Yields, a measure of pricing, were better than expected, up 2.4% at ₹5.32. Lower operating costs and benign aviation turbine fuel expenses translated into Ebitdar – a key metric for airlines – rising almost 60% year-on-year to about ₹6,950 crore, ahead of the consensus estimate. Ebitdar is earnings before interest, tax, depreciation, amortisation and lease rentals.
But IndiGo investors may have to buckle up for some turbulence in the June quarter (Q1 of FY26). Due to the closure of Pakistan’s airspace, IndiGo had to suspend flights to Almaty and Tashkent. The impact will also be felt on several routes and daily flights, which may lead to additional flying time of 20-30 minutes, management executives said on an earnings call.
Cancellations in May weighed on passenger volumes and pricing. If capacity outpaces demand, yields may come under pressure in Q1.
Analysts at Jefferies India said the negative impact on travel demand in Q1 could be a one-off blip for IndiGo. Moreover, softer crude oil prices will help the airline ride out near-term demand weakness. Jefferies raised its earnings per share estimate by about 6% on a lower crude estimate of $72 per barrel, to be offset by expected weakness in Q1.
IndiGo is hoping for some recovery in travel booking trends and yields in June but refrained from giving yield guidance. However, some analysts are upbeat on this front.

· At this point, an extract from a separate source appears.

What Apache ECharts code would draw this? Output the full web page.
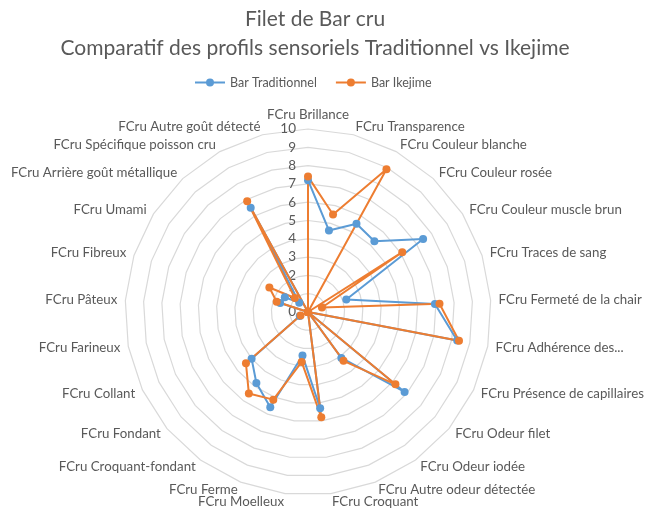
<!DOCTYPE html>
<html>
<head>
<meta charset="utf-8">
<script src="https://cdn.jsdelivr.net/npm/echarts@6/dist/echarts.min.js"></script>
<style>
  html, body { margin: 0; padding: 0; background: #fff; }
  #chart { width: 648px; height: 513px; }
</style>
</head>
<body>
<div id="chart"></div>
<script>
// categories, clockwise from the top
const categories = [
  'FCru Brillance', 'FCru Transparence', 'FCru Couleur blanche', 'FCru Couleur rosée',
  'FCru Couleur muscle brun', 'FCru Traces de sang', 'FCru Fermeté de la chair',
  'FCru Adhérence des...', 'FCru Présence de capillaires', 'FCru Odeur filet',
  'FCru Odeur iodée', 'FCru Autre odeur détectée', 'FCru Croquant', 'FCru Moelleux',
  'FCru Ferme', 'FCru Croquant-fondant', 'FCru Fondant', 'FCru Collant', 'FCru Farineux',
  'FCru Pâteux', 'FCru Fibreux', 'FCru Umami', 'FCru Arrière goût métallique',
  'FCru Spécifique poisson cru', 'FCru Autre goût détecté'
];
const traditionnel = [7.2, 4.6, 5.5, 5.3, 7.45, 2.2, 6.95, 8.3, 0, 6.85, 3.1, 0, 5.3, 2.4,
  5.6, 4.8, 4.0, 0.5, 0, 0, 1.6, 1.5, 0.7, 6.5, 0];
const ikejime = [7.4, 5.5, 8.9, 0, 6.1, 0.8, 7.2, 8.4, 0, 6.2, 3.3, 0, 5.8, 2.75,
  5.15, 5.5, 4.4, 0.45, 0, 0, 1.8, 2.5, 1.05, 6.9, 0];
const seriesNames = ['Bar Traditionnel', 'Bar Ikejime'];
const valueMin = 0;
const valueMax = 10;

const BLUE = '#5B9BD5';
const ORANGE = '#ED7D31';
const TEXT = '#595959';
const FONT = 'Lato, sans-serif';

// echarts lays radar indicators counter-clockwise, so reverse all but the first
const order = [0];
for (let i = categories.length - 1; i > 0; i--) order.push(i);

const legendIcon = 'path://M0,3 L30,3 L30,5 L0,5 Z M11,4 A4,4 0 1,1 19,4 A4,4 0 1,1 11,4 Z';

const chart = echarts.init(document.getElementById('chart'));

const option = {
  animation: false,
  title: {
    text: 'Filet de Bar cru\nComparatif des profils sensoriels Traditionnel vs Ikejime',
    left: 310,
    top: -1,
    textAlign: 'center',
    textStyle: {
      color: TEXT,
      fontSize: 21,
      fontWeight: 'normal',
      fontFamily: FONT,
      lineHeight: 29.5
    }
  },
  legend: {
    data: [
      { name: seriesNames[0], icon: legendIcon, itemStyle: { color: BLUE, borderWidth: 0 } },
      { name: seriesNames[1], icon: legendIcon, itemStyle: { color: ORANGE, borderWidth: 0 } }
    ],
    top: 71,
    left: 190,
    itemWidth: 30,
    itemHeight: 8,
    itemGap: 19,
    textStyle: { color: TEXT, fontSize: 12.5, fontFamily: FONT }
  },
  radar: {
    center: [308, 312],
    radius: 183,
    startAngle: 90,
    shape: 'polygon',
    splitNumber: 10,
    axisNameGap: 8,
    axisName: { color: TEXT, fontSize: 13.3, fontFamily: FONT },
    splitLine: { lineStyle: { color: '#D9D9D9', width: 1.2 } },
    splitArea: { show: false },
    axisLine: { show: false },
    axisTick: { show: false },
    axisLabel: { show: false },
    indicator: order.map(function (i) {
      const ind = { name: categories[i], min: valueMin, max: valueMax };
      if (i === 0) {
        ind.axisLabel = { show: true, color: TEXT, fontSize: 13.5, fontFamily: FONT, margin: 12 };
      }
      return ind;
    })
  },
  series: [{
    type: 'radar',
    symbol: 'circle',
    symbolSize: 8,
    data: [
      {
        name: seriesNames[0],
        value: order.map(i => traditionnel[i]),
        lineStyle: { color: BLUE, width: 2 },
        itemStyle: { color: BLUE }
      },
      {
        name: seriesNames[1],
        value: order.map(i => ikejime[i]),
        lineStyle: { color: ORANGE, width: 2 },
        itemStyle: { color: ORANGE }
      }
    ]
  }]
};

chart.setOption(option);
</script>
</body>
</html>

“We expect the overall pricing environment to remain stable with yields of ₹5.1 over the next two years as the aviation market is now a duopoly with limited threat of predatory pricing," PL Capital said in a report dated 22 May.

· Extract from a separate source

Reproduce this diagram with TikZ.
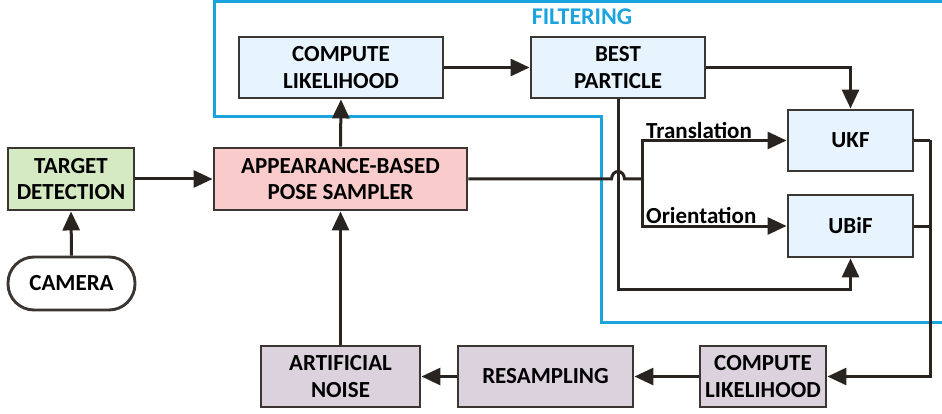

The airline has guided for mid-teen capacity growth for Q1. It maintained early double-digit capacity growth guidance for FY26. Aircraft additions as well as new routes are expected to contribute to growth.
IndiGo added three destinations to its domestic network and seven to its margin-accretive international network. The company had 91 domestic destinations and 40 international destinations in FY25. The management expects 40% contribution of international ASK by 2030 from 30% currently.

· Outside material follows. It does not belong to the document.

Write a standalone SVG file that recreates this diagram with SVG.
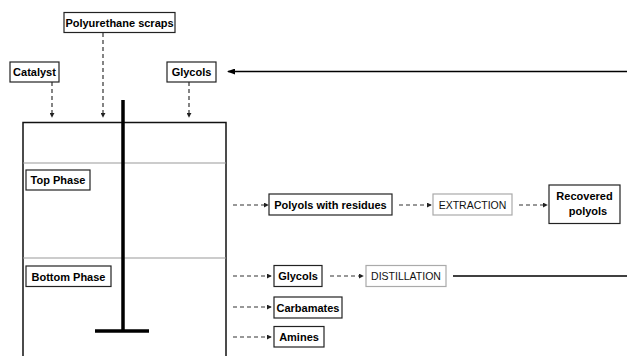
<svg xmlns="http://www.w3.org/2000/svg" width="627" height="356" viewBox="0 0 627 356">
<defs>
<marker id="ah" viewBox="0 0 6 6" refX="5" refY="3" markerWidth="5" markerHeight="5" orient="auto" markerUnits="userSpaceOnUse">
<path d="M0,0 L6,3 L0,6 z" fill="#222"/>
</marker>
<marker id="ahL" viewBox="0 0 8 6" refX="7" refY="3" markerWidth="8" markerHeight="6" orient="auto" markerUnits="userSpaceOnUse">
<path d="M0,0 L8,3 L0,6 z" fill="#000"/>
</marker>
<style>
.box{fill:#fff;stroke:#222;stroke-width:1.2}
.gbox{fill:#fff;stroke:#aaa;stroke-width:1.2}
.t{font-family:"Liberation Sans",Arial,sans-serif;font-size:11px;font-weight:bold;fill:#000;text-anchor:middle}
.tr{font-family:"Liberation Sans",Arial,sans-serif;font-size:10.5px;fill:#111;text-anchor:middle}
.d{stroke:#333;stroke-width:1.2;stroke-dasharray:4 3;fill:none;marker-end:url(#ah)}
.s{stroke:#000;stroke-width:1.5;fill:none}
</style>
</defs>
<g id="tank">
<rect x="23" y="122.5" width="203" height="250" fill="#fff" stroke="#111" stroke-width="1.5"/>
<line x1="23" y1="163" x2="226" y2="163" stroke="#999" stroke-width="1.2"/>
<line x1="23" y1="258" x2="226" y2="258" stroke="#999" stroke-width="1.2"/>
</g>
<g id="stirrer">
<line x1="123" y1="100" x2="123" y2="332" stroke="#000" stroke-width="3.5"/>
<line x1="95" y1="331" x2="149" y2="331" stroke="#000" stroke-width="3.5"/>
</g>
<g id="connectors">
<line class="d" x1="103" y1="33" x2="103" y2="117"/>
<line class="d" x1="52" y1="82" x2="52" y2="117"/>
<line class="d" x1="189" y1="82" x2="189" y2="117"/>
<line x1="627" y1="71.5" x2="228" y2="71.5" stroke="#000" stroke-width="1.5" marker-end="url(#ahL)"/>
<line class="d" x1="233" y1="205" x2="268" y2="205"/>
<line class="d" x1="399" y1="205" x2="431" y2="205"/>
<line class="d" x1="519" y1="205" x2="547" y2="205"/>
<line class="d" x1="233" y1="276" x2="271" y2="276"/>
<line class="d" x1="330" y1="276" x2="363" y2="276"/>
<line x1="453" y1="276" x2="627" y2="276" stroke="#000" stroke-width="1.5"/>
<line class="d" x1="233" y1="307" x2="271" y2="307"/>
<line class="d" x1="233" y1="337" x2="271" y2="337"/>
</g>
<g id="polyurethane-scraps">
<rect class="box" x="64" y="12.5" width="111" height="20"/>
<text class="t" x="119.5" y="26.5">Polyurethane scraps</text>
</g>
<g id="catalyst">
<rect class="box" x="10" y="62" width="49" height="20"/>
<text class="t" x="34.5" y="76">Catalyst</text>
</g>
<g id="glycols-in">
<rect class="box" x="167" y="62" width="49" height="20"/>
<text class="t" x="191.5" y="76">Glycols</text>
</g>
<g id="top-phase">
<rect class="box" x="26" y="170" width="64" height="20"/>
<text class="t" x="58" y="184">Top Phase</text>
</g>
<g id="bottom-phase">
<rect class="box" x="26" y="266" width="85" height="20.5"/>
<text class="t" x="68.5" y="280.5">Bottom Phase</text>
</g>
<g id="polyols-with-residues">
<rect class="box" x="269" y="194" width="123" height="21"/>
<text class="t" x="330.5" y="208.5">Polyols with residues</text>
</g>
<g id="extraction">
<rect class="gbox" x="433" y="194" width="79" height="21"/>
<text class="tr" x="472.5" y="208.5">EXTRACTION</text>
</g>
<g id="recovered-polyols">
<rect class="box" x="549" y="185" width="71" height="38.5"/>
<text class="t" x="584.5" y="200">Recovered</text>
<text class="t" x="588" y="215">polyols</text>
</g>
<g id="glycols-out">
<rect class="box" x="274" y="265.5" width="48" height="21"/>
<text class="t" x="298" y="280">Glycols</text>
</g>
<g id="distillation">
<rect class="gbox" x="366" y="265.5" width="80" height="21"/>
<text class="tr" x="406" y="280">DISTILLATION</text>
</g>
<g id="carbamates">
<rect class="box" x="274" y="297" width="68" height="21"/>
<text class="t" x="308" y="311.5">Carbamates</text>
</g>
<g id="amines">
<rect class="box" x="274" y="326.5" width="50" height="20.5"/>
<text class="t" x="299" y="341">Amines</text>
</g>
</svg>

Also, IndiGo announced direct flights to Amsterdam and Manchester from Mumbai starting July. According to Nuvama Research, wide-body long-haul direct flights on these routes may be risky for IndiGo.
Wide-body aircraft are large commercial airplanes made for long-duration flights. Nuvama said low-cost long-haul operations have yielded mixed results globally. Also, it cautioned that competition is relatively high on international routes vis-à-vis the domestic market.
Nonetheless, IndiGo’s efforts to deepen its international presence, increased thrust on “IndiGoStretch," a premium seating option, and declining grounded aircraft count are seen as margin levers.
In FY26, IndiGo expects the cost per available seat kilometer (CASK) ex-fuel to remain little changed from FY25 levels. This would be driven by expected cost escalations for airport rentals and maintenance, offset by the scaling down of damp-leases during the year. CASK-ex fuel was ₹3.2 in FY25, up from ₹2.66 in FY24.
The IndiGo stock hit a 52-week high of ₹5,665.50 on 19 May following the easing of India-Pakistan tensions and is now only 3% shy of this peak. Investors can hardly complain, with the shares having gained 20% so far in 2025. The potential softness in Q1 may be a short-term hurdle for the stock.